┌──

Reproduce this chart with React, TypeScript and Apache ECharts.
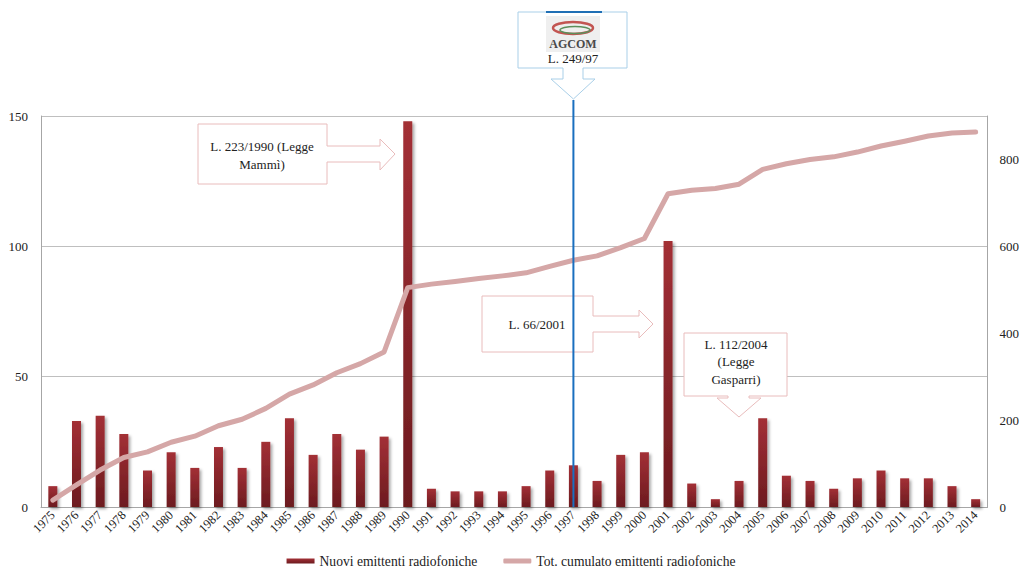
import React, { useEffect, useRef } from "react";
import * as echarts from "echarts";

const years = [
  "1975", "1976", "1977", "1978", "1979", "1980", "1981", "1982", "1983", "1984",
  "1985", "1986", "1987", "1988", "1989", "1990", "1991", "1992", "1993", "1994",
  "1995", "1996", "1997", "1998", "1999", "2000", "2001", "2002", "2003", "2004",
  "2005", "2006", "2007", "2008", "2009", "2010", "2011", "2012", "2013", "2014",
];

const newStations = [
  8, 33, 35, 28, 14, 21, 15, 23, 15, 25,
  34, 20, 28, 22, 27, 148, 7, 6, 6, 6,
  8, 14, 16, 10, 20, 21, 102, 9, 3, 10,
  34, 12, 10, 7, 11, 14, 11, 11, 8, 3,
];

const cumulative = [
  16, 51, 85, 114, 127, 149, 163, 187, 202, 227,
  260, 281, 309, 330, 357, 505, 513, 519, 526, 532,
  539, 554, 568, 578, 597, 618, 721, 729, 733, 743,
  777, 790, 800, 806, 817, 831, 842, 854, 861, 863,
];

const seriesNames = ["Nuovi emittenti radiofoniche", "Tot. cumulato emittenti radiofoniche"];
const lawYear = "1997";

const FONT = "Liberation Serif";

export default function App() {
  const ref = useRef<HTMLDivElement>(null);

  useEffect(() => {
    if (!ref.current) return;
    const chart = echarts.init(ref.current, null, { renderer: "svg" });

    const calloutStroke = "#e9bcbc";
    const txt = (x: number, y: number, text: string) => ({
      type: "text",
      x,
      y,
      z: 20,
      style: {
        text,
        fill: "#222",
        fontFamily: FONT,
        fontSize: 13,
        align: "center",
        verticalAlign: "middle",
      },
    });

    chart.setOption({
      animation: false,
      backgroundColor: "#fff",
      textStyle: { fontFamily: FONT },
      grid: { left: 41, right: 34, top: 116, bottom: 67, containLabel: false },
      legend: {
        bottom: 1,
        left: "center",
        itemGap: 26,
        itemWidth: 28,
        itemHeight: 5,
        textStyle: { fontFamily: FONT, fontSize: 13.6, color: "#222" },
        data: [
          { name: seriesNames[0], icon: "rect" },
          { name: seriesNames[1], icon: "roundRect" },
        ],
      },
      xAxis: {
        type: "category",
        data: years,
        boundaryGap: true,
        axisLine: { show: true, lineStyle: { color: "#a6a6a6", width: 1 } },
        axisTick: { show: false },
        axisLabel: {
          rotate: 45,
          interval: 0,
          margin: 6,
          fontFamily: FONT,
          fontSize: 12.5,
          color: "#222",
        },
      },
      yAxis: [
        {
          type: "value",
          min: 0,
          max: 150,
          interval: 50,
          axisLine: { show: true, lineStyle: { color: "#a6a6a6" } },
          axisTick: { show: false },
          splitLine: { show: true, lineStyle: { color: "#bfbfbf", width: 1 } },
          axisLabel: { margin: 13, fontFamily: FONT, fontSize: 13, color: "#222" },
        },
        {
          type: "value",
          min: 0,
          max: 900,
          interval: 200,
          axisLine: { show: true, lineStyle: { color: "#a6a6a6" } },
          axisTick: { show: false },
          splitLine: { show: false },
          axisLabel: {
            margin: 12,
            showMaxLabel: false,
            fontFamily: FONT,
            fontSize: 13,
            color: "#222",
          },
        },
      ],
      series: [
        {
          name: seriesNames[0],
          type: "bar",
          data: newStations,
          barWidth: 9,
          itemStyle: {
            color: new echarts.graphic.LinearGradient(0, 0, 0, 1, [
              { offset: 0, color: "#a33036" },
              { offset: 1, color: "#6c1b1f" },
            ]),
            shadowColor: "rgba(0,0,0,0.35)",
            shadowBlur: 3,
            shadowOffsetX: 2,
            shadowOffsetY: 2,
          },
          z: 2,
        },
        {
          name: seriesNames[1],
          type: "line",
          yAxisIndex: 1,
          data: cumulative,
          symbol: "none",
          lineStyle: { color: "#d5a7a7", width: 5, cap: "round", join: "round" },
          itemStyle: { color: "#d5a7a7" },
          z: 3,
        },
      ],
    });

    const lx = chart.convertToPixel({ xAxisIndex: 0 }, lawYear) as number;
    const ly0 = chart.convertToPixel({ yAxisIndex: 0 }, 0) as number;

    chart.setOption({
      graphic: [
        // Callout L. 223/1990
        {
          type: "polygon",
          z: 10,
          shape: {
            points: [
              [198, 124], [327, 124], [327, 146], [380, 146], [380, 139], [395, 154],
              [380, 170], [380, 162], [327, 162], [327, 184], [198, 184],
            ],
          },
          style: { fill: "#fff", stroke: calloutStroke, lineWidth: 1 },
        },
        txt(262, 146, "L. 223/1990 (Legge"),
        txt(262, 164, "Mammì)"),
        // Callout L. 66/2001
        {
          type: "polygon",
          z: 10,
          shape: {
            points: [
              [482, 296], [593, 296], [593, 316], [639, 316], [639, 310], [653, 324],
              [639, 338], [639, 332], [593, 332], [593, 352], [482, 352],
            ],
          },
          style: { fill: "#fff", stroke: calloutStroke, lineWidth: 1 },
        },
        txt(537, 324, "L. 66/2001"),
        // Callout L. 112/2004
        {
          type: "polygon",
          z: 10,
          shape: {
            points: [
              [684, 333], [787, 333], [787, 396], [749, 396], [749, 398], [761, 398],
              [739, 417], [717, 398], [728, 398], [728, 396], [684, 396],
            ],
          },
          style: { fill: "#fff", stroke: calloutStroke, lineWidth: 1 },
        },
        txt(736, 344, "L. 112/2004"),
        txt(736, 361, "(Legge"),
        txt(736, 379, "Gasparri)"),
        // AGCOM callout
        {
          type: "polygon",
          z: 10,
          shape: {
            points: [
              [518, 12], [627, 12], [627, 68], [583, 68], [583, 79], [595, 79],
              [lx, 99], [551, 79], [563, 79], [563, 68], [518, 68],
            ],
          },
          style: { fill: "#fff", stroke: "#a9cfe8", lineWidth: 1 },
        },
        {
          type: "rect",
          z: 12,
          shape: { x: 546, y: 11, width: 56, height: 2 },
          style: { fill: "#1f6fb5" },
        },
        // logo approximation
        {
          type: "rect",
          z: 11,
          shape: { x: 546, y: 16, width: 54, height: 36 },
          style: { fill: "#efefef" },
        },
        {
          type: "ellipse",
          z: 12,
          shape: { cx: 573, cy: 28, rx: 20, ry: 6 },
          style: { fill: "none", stroke: "#c25552", lineWidth: 2.5 },
        },
        {
          type: "ellipse",
          z: 13,
          shape: { cx: 575, cy: 30, rx: 15, ry: 3.5 },
          style: { fill: "none", stroke: "#5b8f5b", lineWidth: 1.5 },
        },
        {
          type: "text",
          z: 13,
          x: 573,
          y: 44,
          style: {
            text: "AGCOM",
            fill: "#4a4a4a",
            fontFamily: FONT,
            fontWeight: "bold",
            fontSize: 12,
            align: "center",
            verticalAlign: "middle",
          },
        },
        txt(573, 58, "L. 249/97"),
        // vertical law line
        {
          type: "line",
          z: 30,
          shape: { x1: lx, y1: 100, x2: lx, y2: ly0 },
          style: { stroke: "#1a6fbf", lineWidth: 2 },
        },
      ],
    });

    return () => chart.dispose();
  }, []);

  return (
    <div
      ref={ref}
      style={{ position: "fixed", left: 0, top: 0, width: 1022, height: 574 }}
    />
  );
}
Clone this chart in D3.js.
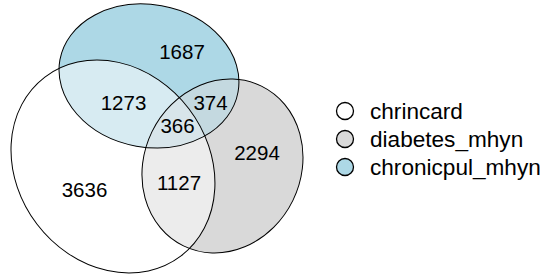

└──

### Task brief:
Copy all the records above exactly, but leave out the pictures.

### Final result:
Reproduce this chart with React, TypeScript and Apache ECharts.
import React, { useEffect, useRef } from "react";
import * as echarts from "echarts";

const years = [
  "1975", "1976", "1977", "1978", "1979", "1980", "1981", "1982", "1983", "1984",
  "1985", "1986", "1987", "1988", "1989", "1990", "1991", "1992", "1993", "1994",
  "1995", "1996", "1997", "1998", "1999", "2000", "2001", "2002", "2003", "2004",
  "2005", "2006", "2007", "2008", "2009", "2010", "2011", "2012", "2013", "2014",
];

const newStations = [
  8, 33, 35, 28, 14, 21, 15, 23, 15, 25,
  34, 20, 28, 22, 27, 148, 7, 6, 6, 6,
  8, 14, 16, 10, 20, 21, 102, 9, 3, 10,
  34, 12, 10, 7, 11, 14, 11, 11, 8, 3,
];

const cumulative = [
  16, 51, 85, 114, 127, 149, 163, 187, 202, 227,
  260, 281, 309, 330, 357, 505, 513, 519, 526, 532,
  539, 554, 568, 578, 597, 618, 721, 729, 733, 743,
  777, 790, 800, 806, 817, 831, 842, 854, 861, 863,
];

const seriesNames = ["Nuovi emittenti radiofoniche", "Tot. cumulato emittenti radiofoniche"];
const lawYear = "1997";

const FONT = "Liberation Serif";

export default function App() {
  const ref = useRef<HTMLDivElement>(null);

  useEffect(() => {
    if (!ref.current) return;
    const chart = echarts.init(ref.current, null, { renderer: "svg" });

    const calloutStroke = "#e9bcbc";
    const txt = (x: number, y: number, text: string) => ({
      type: "text",
      x,
      y,
      z: 20,
      style: {
        text,
        fill: "#222",
        fontFamily: FONT,
        fontSize: 13,
        align: "center",
        verticalAlign: "middle",
      },
    });

    chart.setOption({
      animation: false,
      backgroundColor: "#fff",
      textStyle: { fontFamily: FONT },
      grid: { left: 41, right: 34, top: 116, bottom: 67, containLabel: false },
      legend: {
        bottom: 1,
        left: "center",
        itemGap: 26,
        itemWidth: 28,
        itemHeight: 5,
        textStyle: { fontFamily: FONT, fontSize: 13.6, color: "#222" },
        data: [
          { name: seriesNames[0], icon: "rect" },
          { name: seriesNames[1], icon: "roundRect" },
        ],
      },
      xAxis: {
        type: "category",
        data: years,
        boundaryGap: true,
        axisLine: { show: true, lineStyle: { color: "#a6a6a6", width: 1 } },
        axisTick: { show: false },
        axisLabel: {
          rotate: 45,
          interval: 0,
          margin: 6,
          fontFamily: FONT,
          fontSize: 12.5,
          color: "#222",
        },
      },
      yAxis: [
        {
          type: "value",
          min: 0,
          max: 150,
          interval: 50,
          axisLine: { show: true, lineStyle: { color: "#a6a6a6" } },
          axisTick: { show: false },
          splitLine: { show: true, lineStyle: { color: "#bfbfbf", width: 1 } },
          axisLabel: { margin: 13, fontFamily: FONT, fontSize: 13, color: "#222" },
        },
        {
          type: "value",
          min: 0,
          max: 900,
          interval: 200,
          axisLine: { show: true, lineStyle: { color: "#a6a6a6" } },
          axisTick: { show: false },
          splitLine: { show: false },
          axisLabel: {
            margin: 12,
            showMaxLabel: false,
            fontFamily: FONT,
            fontSize: 13,
            color: "#222",
          },
        },
      ],
      series: [
        {
          name: seriesNames[0],
          type: "bar",
          data: newStations,
          barWidth: 9,
          itemStyle: {
            color: new echarts.graphic.LinearGradient(0, 0, 0, 1, [
              { offset: 0, color: "#a33036" },
              { offset: 1, color: "#6c1b1f" },
            ]),
            shadowColor: "rgba(0,0,0,0.35)",
            shadowBlur: 3,
            shadowOffsetX: 2,
            shadowOffsetY: 2,
          },
          z: 2,
        },
        {
          name: seriesNames[1],
          type: "line",
          yAxisIndex: 1,
          data: cumulative,
          symbol: "none",
          lineStyle: { color: "#d5a7a7", width: 5, cap: "round", join: "round" },
          itemStyle: { color: "#d5a7a7" },
          z: 3,
        },
      ],
    });

    const lx = chart.convertToPixel({ xAxisIndex: 0 }, lawYear) as number;
    const ly0 = chart.convertToPixel({ yAxisIndex: 0 }, 0) as number;

    chart.setOption({
      graphic: [
        // Callout L. 223/1990
        {
          type: "polygon",
          z: 10,
          shape: {
            points: [
              [198, 124], [327, 124], [327, 146], [380, 146], [380, 139], [395, 154],
              [380, 170], [380, 162], [327, 162], [327, 184], [198, 184],
            ],
          },
          style: { fill: "#fff", stroke: calloutStroke, lineWidth: 1 },
        },
        txt(262, 146, "L. 223/1990 (Legge"),
        txt(262, 164, "Mammì)"),
        // Callout L. 66/2001
        {
          type: "polygon",
          z: 10,
          shape: {
            points: [
              [482, 296], [593, 296], [593, 316], [639, 316], [639, 310], [653, 324],
              [639, 338], [639, 332], [593, 332], [593, 352], [482, 352],
            ],
          },
          style: { fill: "#fff", stroke: calloutStroke, lineWidth: 1 },
        },
        txt(537, 324, "L. 66/2001"),
        // Callout L. 112/2004
        {
          type: "polygon",
          z: 10,
          shape: {
            points: [
              [684, 333], [787, 333], [787, 396], [749, 396], [749, 398], [761, 398],
              [739, 417], [717, 398], [728, 398], [728, 396], [684, 396],
            ],
          },
          style: { fill: "#fff", stroke: calloutStroke, lineWidth: 1 },
        },
        txt(736, 344, "L. 112/2004"),
        txt(736, 361, "(Legge"),
        txt(736, 379, "Gasparri)"),
        // AGCOM callout
        {
          type: "polygon",
          z: 10,
          shape: {
            points: [
              [518, 12], [627, 12], [627, 68], [583, 68], [583, 79], [595, 79],
              [lx, 99], [551, 79], [563, 79], [563, 68], [518, 68],
            ],
          },
          style: { fill: "#fff", stroke: "#a9cfe8", lineWidth: 1 },
        },
        {
          type: "rect",
          z: 12,
          shape: { x: 546, y: 11, width: 56, height: 2 },
          style: { fill: "#1f6fb5" },
        },
        // logo approximation
        {
          type: "rect",
          z: 11,
          shape: { x: 546, y: 16, width: 54, height: 36 },
          style: { fill: "#efefef" },
        },
        {
          type: "ellipse",
          z: 12,
          shape: { cx: 573, cy: 28, rx: 20, ry: 6 },
          style: { fill: "none", stroke: "#c25552", lineWidth: 2.5 },
        },
        {
          type: "ellipse",
          z: 13,
          shape: { cx: 575, cy: 30, rx: 15, ry: 3.5 },
          style: { fill: "none", stroke: "#5b8f5b", lineWidth: 1.5 },
        },
        {
          type: "text",
          z: 13,
          x: 573,
          y: 44,
          style: {
            text: "AGCOM",
            fill: "#4a4a4a",
            fontFamily: FONT,
            fontWeight: "bold",
            fontSize: 12,
            align: "center",
            verticalAlign: "middle",
          },
        },
        txt(573, 58, "L. 249/97"),
        // vertical law line
        {
          type: "line",
          z: 30,
          shape: { x1: lx, y1: 100, x2: lx, y2: ly0 },
          style: { stroke: "#1a6fbf", lineWidth: 2 },
        },
      ],
    });

    return () => chart.dispose();
  }, []);

  return (
    <div
      ref={ref}
      style={{ position: "fixed", left: 0, top: 0, width: 1022, height: 574 }}
    />
  );
}
Clone this chart in D3.js.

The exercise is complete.